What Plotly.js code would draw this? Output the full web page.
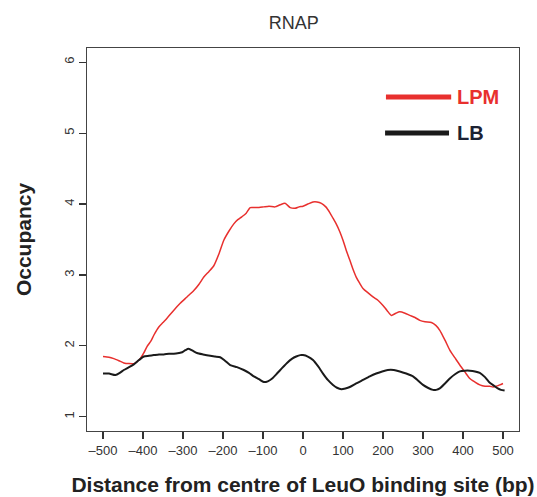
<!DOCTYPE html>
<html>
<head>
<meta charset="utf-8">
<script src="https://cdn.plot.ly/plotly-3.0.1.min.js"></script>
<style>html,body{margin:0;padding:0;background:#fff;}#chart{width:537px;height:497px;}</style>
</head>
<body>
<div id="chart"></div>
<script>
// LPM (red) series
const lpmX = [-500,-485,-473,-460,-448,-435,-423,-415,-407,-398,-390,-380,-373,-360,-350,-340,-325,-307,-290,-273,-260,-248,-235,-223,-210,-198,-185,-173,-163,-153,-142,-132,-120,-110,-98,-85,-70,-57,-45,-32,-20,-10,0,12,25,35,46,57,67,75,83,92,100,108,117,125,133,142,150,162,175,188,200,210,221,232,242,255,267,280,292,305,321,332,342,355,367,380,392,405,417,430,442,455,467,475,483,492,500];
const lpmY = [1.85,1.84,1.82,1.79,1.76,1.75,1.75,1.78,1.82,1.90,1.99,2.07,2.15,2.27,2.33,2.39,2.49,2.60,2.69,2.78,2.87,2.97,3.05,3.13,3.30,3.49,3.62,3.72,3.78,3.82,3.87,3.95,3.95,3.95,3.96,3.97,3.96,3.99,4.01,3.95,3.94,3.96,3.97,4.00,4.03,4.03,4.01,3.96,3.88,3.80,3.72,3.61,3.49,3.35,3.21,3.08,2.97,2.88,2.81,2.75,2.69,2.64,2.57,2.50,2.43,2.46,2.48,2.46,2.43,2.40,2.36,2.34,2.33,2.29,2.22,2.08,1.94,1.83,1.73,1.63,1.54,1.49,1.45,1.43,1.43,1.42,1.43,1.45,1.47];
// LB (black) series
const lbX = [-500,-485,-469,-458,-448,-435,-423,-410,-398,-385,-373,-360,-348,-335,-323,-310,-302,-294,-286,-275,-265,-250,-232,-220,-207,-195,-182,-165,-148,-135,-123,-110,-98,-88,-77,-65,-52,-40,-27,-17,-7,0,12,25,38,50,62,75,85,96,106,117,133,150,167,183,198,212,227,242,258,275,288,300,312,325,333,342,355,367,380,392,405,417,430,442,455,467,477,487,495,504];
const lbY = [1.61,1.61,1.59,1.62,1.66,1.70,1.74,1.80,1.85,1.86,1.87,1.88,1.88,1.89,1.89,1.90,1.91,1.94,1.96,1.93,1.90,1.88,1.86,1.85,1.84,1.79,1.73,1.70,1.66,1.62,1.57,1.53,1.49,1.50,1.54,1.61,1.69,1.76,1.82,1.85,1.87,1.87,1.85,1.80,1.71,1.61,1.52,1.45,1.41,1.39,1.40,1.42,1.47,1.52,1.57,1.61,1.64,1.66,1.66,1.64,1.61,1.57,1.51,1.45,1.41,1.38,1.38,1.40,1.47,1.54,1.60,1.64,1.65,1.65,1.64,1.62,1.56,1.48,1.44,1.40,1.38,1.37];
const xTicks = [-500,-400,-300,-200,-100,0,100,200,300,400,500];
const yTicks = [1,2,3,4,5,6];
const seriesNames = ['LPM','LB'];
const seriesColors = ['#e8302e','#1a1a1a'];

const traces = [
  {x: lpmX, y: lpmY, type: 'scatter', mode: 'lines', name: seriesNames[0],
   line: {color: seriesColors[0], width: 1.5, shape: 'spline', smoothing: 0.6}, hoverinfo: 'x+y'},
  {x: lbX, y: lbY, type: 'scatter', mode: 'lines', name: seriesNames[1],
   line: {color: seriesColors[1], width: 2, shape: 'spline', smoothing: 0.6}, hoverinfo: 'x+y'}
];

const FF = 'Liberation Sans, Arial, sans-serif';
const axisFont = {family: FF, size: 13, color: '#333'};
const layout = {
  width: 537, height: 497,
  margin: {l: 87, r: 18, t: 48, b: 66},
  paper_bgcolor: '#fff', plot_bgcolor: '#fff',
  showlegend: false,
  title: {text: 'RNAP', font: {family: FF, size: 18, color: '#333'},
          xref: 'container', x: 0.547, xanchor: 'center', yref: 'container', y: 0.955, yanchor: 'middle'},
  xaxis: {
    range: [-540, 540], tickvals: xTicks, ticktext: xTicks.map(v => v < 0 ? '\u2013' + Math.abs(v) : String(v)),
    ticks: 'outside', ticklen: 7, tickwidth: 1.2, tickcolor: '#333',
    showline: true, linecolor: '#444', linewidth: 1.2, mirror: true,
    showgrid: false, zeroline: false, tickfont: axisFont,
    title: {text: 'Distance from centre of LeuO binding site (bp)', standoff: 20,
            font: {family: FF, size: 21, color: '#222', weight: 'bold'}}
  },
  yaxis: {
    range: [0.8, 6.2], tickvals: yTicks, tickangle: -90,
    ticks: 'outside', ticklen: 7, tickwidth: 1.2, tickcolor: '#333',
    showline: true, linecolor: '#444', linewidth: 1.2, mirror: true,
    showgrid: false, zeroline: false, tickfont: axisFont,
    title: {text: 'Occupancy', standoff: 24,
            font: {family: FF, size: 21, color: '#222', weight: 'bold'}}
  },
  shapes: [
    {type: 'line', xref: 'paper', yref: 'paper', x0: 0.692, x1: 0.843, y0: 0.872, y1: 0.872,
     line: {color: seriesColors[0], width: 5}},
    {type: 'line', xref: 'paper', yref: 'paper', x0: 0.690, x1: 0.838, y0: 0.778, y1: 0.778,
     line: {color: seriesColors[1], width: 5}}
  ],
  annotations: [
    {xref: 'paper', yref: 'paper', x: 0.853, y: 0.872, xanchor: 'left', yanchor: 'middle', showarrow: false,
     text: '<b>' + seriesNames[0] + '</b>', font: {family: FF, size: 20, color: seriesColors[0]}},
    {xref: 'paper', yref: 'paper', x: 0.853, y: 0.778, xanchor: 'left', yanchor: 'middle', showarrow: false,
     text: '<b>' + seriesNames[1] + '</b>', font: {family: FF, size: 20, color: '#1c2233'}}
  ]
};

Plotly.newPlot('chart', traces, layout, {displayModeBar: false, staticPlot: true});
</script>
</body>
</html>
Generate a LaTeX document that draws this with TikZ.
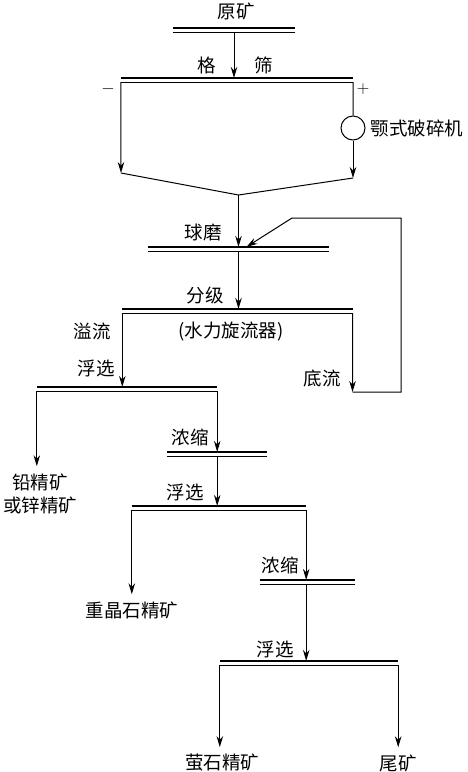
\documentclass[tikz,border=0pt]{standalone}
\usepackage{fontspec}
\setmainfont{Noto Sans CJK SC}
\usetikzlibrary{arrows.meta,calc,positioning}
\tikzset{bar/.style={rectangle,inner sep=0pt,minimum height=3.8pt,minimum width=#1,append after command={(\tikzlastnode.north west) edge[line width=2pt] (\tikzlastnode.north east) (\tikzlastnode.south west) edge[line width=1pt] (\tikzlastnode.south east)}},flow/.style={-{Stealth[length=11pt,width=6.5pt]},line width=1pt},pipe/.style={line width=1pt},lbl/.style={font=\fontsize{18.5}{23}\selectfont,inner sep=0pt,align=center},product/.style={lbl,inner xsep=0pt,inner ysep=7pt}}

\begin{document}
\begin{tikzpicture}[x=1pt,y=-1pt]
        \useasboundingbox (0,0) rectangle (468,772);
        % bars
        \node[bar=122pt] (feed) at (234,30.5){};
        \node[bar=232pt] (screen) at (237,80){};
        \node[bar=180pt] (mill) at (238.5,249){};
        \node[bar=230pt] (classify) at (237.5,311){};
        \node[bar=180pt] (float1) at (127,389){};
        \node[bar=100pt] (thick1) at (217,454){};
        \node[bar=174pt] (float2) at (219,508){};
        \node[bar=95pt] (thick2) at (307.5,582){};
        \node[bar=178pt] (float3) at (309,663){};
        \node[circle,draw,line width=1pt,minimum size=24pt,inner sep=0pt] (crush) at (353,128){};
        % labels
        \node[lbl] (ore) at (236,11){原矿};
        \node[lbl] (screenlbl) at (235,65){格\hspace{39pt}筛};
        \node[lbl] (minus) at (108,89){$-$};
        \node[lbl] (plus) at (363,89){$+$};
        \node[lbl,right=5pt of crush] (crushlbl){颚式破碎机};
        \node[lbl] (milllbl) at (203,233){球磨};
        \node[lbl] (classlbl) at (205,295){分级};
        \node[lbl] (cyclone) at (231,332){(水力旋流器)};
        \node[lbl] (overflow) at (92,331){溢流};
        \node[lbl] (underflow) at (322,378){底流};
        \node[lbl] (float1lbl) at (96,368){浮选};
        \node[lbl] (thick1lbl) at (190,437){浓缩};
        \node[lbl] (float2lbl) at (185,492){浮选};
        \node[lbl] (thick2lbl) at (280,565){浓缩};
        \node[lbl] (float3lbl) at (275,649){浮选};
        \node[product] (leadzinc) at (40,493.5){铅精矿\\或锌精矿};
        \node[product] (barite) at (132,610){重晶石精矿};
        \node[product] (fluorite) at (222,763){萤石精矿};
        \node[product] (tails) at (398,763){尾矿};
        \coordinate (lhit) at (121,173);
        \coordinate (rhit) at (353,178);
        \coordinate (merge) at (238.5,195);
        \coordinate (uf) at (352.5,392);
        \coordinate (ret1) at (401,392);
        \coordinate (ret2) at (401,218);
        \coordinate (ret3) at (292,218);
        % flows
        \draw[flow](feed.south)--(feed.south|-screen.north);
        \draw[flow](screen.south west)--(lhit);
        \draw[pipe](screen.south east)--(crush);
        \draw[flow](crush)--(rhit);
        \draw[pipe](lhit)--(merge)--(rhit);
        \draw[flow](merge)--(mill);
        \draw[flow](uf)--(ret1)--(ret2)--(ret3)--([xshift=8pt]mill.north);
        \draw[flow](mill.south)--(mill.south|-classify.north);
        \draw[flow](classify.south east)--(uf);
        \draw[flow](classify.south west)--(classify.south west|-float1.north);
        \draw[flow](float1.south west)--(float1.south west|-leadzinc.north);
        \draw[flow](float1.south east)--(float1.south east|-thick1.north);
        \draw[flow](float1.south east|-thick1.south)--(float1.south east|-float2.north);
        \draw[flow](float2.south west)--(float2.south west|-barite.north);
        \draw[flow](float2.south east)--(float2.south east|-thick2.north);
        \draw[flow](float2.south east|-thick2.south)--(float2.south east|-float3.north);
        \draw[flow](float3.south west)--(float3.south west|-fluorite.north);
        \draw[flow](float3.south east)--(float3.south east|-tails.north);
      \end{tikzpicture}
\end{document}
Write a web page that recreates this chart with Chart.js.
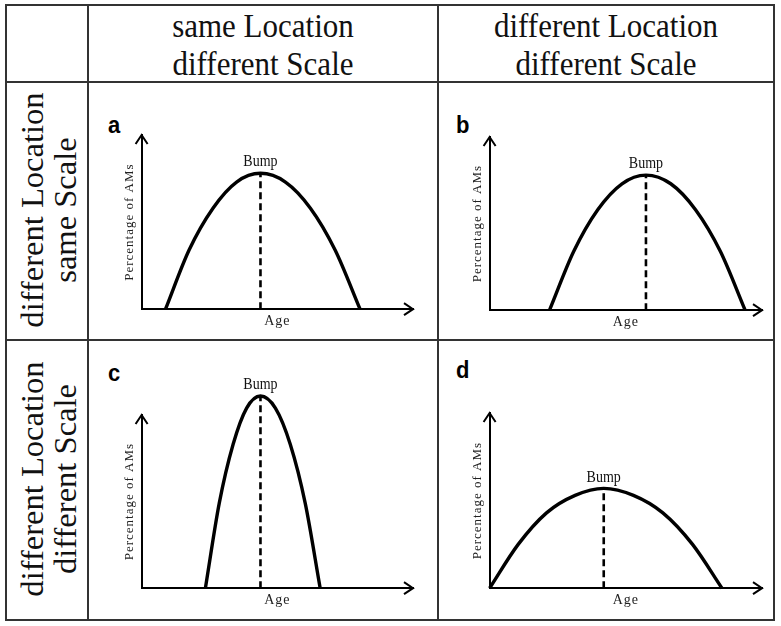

++++

Task description >> Taking the entries above, extract every line from the one bearing "Generate a LaTeX" through the one bearing "sep=0pt,minimum height=3.8pt,minimum width=#1,append", exactly, with no pictures.

Finished exercise >>
Generate a LaTeX document that draws this with TikZ.
\documentclass[tikz,border=0pt]{standalone}
\usepackage{fontspec}
\setmainfont{Noto Sans CJK SC}
\usetikzlibrary{arrows.meta,calc,positioning}
\tikzset{bar/.style={rectangle,inner sep=0pt,minimum height=3.8pt,minimum width=#1,append after command={(\tikzlastnode.north west) edge[line width=2pt] (\tikzlastnode.north east) (\tikzlastnode.south west) edge[line width=1pt] (\tikzlastnode.south east)}},flow/.style={-{Stealth[length=11pt,width=6.5pt]},line width=1pt},pipe/.style={line width=1pt},lbl/.style={font=\fontsize{18.5}{23}\selectfont,inner sep=0pt,align=center},product/.style={lbl,inner xsep=0pt,inner ysep=7pt}}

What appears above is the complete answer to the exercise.